> Work to do
Nothing outside the lines from the one containing "Write a Python" through the one containing "ax = fig.add_axes([48" should be copied, and no pictures either. Copy those lines exactly.

▼

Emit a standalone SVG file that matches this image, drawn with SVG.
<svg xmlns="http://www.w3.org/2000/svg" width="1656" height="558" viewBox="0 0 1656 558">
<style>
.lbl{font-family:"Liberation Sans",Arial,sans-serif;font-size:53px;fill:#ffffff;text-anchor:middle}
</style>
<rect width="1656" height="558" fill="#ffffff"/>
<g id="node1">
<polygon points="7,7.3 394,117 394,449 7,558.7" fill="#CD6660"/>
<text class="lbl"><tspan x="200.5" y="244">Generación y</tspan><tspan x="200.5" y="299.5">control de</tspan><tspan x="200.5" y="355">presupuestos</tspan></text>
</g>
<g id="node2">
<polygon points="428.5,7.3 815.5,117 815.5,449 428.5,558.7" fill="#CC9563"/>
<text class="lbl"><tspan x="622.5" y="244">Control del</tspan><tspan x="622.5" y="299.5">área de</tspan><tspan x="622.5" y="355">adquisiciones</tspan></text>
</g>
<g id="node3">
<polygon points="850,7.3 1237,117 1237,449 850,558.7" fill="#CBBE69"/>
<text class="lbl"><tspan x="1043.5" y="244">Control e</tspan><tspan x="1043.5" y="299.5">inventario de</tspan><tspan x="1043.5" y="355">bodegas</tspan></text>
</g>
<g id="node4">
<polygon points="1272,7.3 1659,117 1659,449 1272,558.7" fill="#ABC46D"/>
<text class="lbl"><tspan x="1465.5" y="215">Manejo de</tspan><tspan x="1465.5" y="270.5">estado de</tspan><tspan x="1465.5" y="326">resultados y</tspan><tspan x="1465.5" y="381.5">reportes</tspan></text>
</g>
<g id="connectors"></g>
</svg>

▲
▼

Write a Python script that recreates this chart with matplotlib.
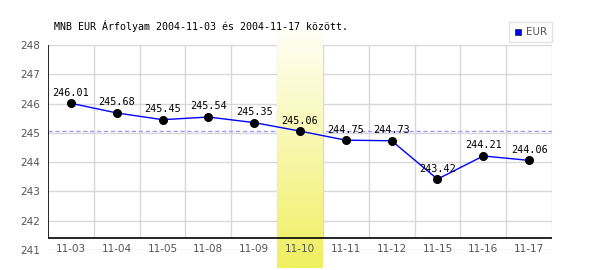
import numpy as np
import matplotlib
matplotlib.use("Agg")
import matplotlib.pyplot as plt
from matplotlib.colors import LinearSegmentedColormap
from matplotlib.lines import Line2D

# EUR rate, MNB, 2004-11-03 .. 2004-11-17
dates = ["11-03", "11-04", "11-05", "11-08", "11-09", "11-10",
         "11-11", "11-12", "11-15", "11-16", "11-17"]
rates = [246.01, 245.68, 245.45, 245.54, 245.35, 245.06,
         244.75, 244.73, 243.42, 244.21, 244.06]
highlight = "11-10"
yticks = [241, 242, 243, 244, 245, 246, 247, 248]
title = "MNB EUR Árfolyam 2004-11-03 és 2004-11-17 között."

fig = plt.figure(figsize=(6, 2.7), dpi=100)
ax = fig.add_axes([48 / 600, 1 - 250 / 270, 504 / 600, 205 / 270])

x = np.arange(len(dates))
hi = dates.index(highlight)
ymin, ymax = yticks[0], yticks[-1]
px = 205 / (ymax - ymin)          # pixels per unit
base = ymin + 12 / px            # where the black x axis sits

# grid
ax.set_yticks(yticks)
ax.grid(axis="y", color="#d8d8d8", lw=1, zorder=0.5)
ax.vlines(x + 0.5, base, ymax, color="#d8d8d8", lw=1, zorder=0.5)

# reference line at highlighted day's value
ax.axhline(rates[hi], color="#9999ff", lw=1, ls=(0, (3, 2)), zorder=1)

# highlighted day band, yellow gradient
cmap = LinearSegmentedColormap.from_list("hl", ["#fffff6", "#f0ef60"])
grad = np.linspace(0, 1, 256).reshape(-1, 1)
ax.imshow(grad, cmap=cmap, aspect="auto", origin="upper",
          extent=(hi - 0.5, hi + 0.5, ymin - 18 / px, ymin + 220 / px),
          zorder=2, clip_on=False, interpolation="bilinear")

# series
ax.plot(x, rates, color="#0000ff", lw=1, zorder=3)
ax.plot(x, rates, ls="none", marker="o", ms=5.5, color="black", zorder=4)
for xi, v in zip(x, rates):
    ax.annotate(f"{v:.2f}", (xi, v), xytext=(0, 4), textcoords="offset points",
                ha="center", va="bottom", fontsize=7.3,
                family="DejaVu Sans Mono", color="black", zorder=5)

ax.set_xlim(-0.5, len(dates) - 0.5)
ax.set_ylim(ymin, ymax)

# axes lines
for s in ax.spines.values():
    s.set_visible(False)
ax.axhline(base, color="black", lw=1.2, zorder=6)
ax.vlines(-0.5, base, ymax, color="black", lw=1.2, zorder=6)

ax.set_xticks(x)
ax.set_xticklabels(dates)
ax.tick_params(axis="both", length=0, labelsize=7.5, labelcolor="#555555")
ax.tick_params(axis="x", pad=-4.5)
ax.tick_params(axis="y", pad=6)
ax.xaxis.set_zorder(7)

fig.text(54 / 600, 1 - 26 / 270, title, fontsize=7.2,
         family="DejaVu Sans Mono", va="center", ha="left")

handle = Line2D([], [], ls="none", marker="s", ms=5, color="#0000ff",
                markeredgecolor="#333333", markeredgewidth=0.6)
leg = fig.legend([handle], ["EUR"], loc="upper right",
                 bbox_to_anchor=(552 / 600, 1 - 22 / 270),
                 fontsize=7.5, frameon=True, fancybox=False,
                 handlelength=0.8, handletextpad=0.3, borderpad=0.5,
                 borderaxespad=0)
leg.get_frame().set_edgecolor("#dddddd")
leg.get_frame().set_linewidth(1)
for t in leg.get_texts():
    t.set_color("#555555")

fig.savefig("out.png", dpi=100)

▲

> Output
Write a Python script that recreates this chart with matplotlib.
import numpy as np
import matplotlib
matplotlib.use("Agg")
import matplotlib.pyplot as plt
from matplotlib.colors import LinearSegmentedColormap
from matplotlib.lines import Line2D

# EUR rate, MNB, 2004-11-03 .. 2004-11-17
dates = ["11-03", "11-04", "11-05", "11-08", "11-09", "11-10",
         "11-11", "11-12", "11-15", "11-16", "11-17"]
rates = [246.01, 245.68, 245.45, 245.54, 245.35, 245.06,
         244.75, 244.73, 243.42, 244.21, 244.06]
highlight = "11-10"
yticks = [241, 242, 243, 244, 245, 246, 247, 248]
title = "MNB EUR Árfolyam 2004-11-03 és 2004-11-17 között."

fig = plt.figure(figsize=(6, 2.7), dpi=100)
ax = fig.add_axes([48 / 600, 1 - 250 / 270, 504 / 600, 205 / 270])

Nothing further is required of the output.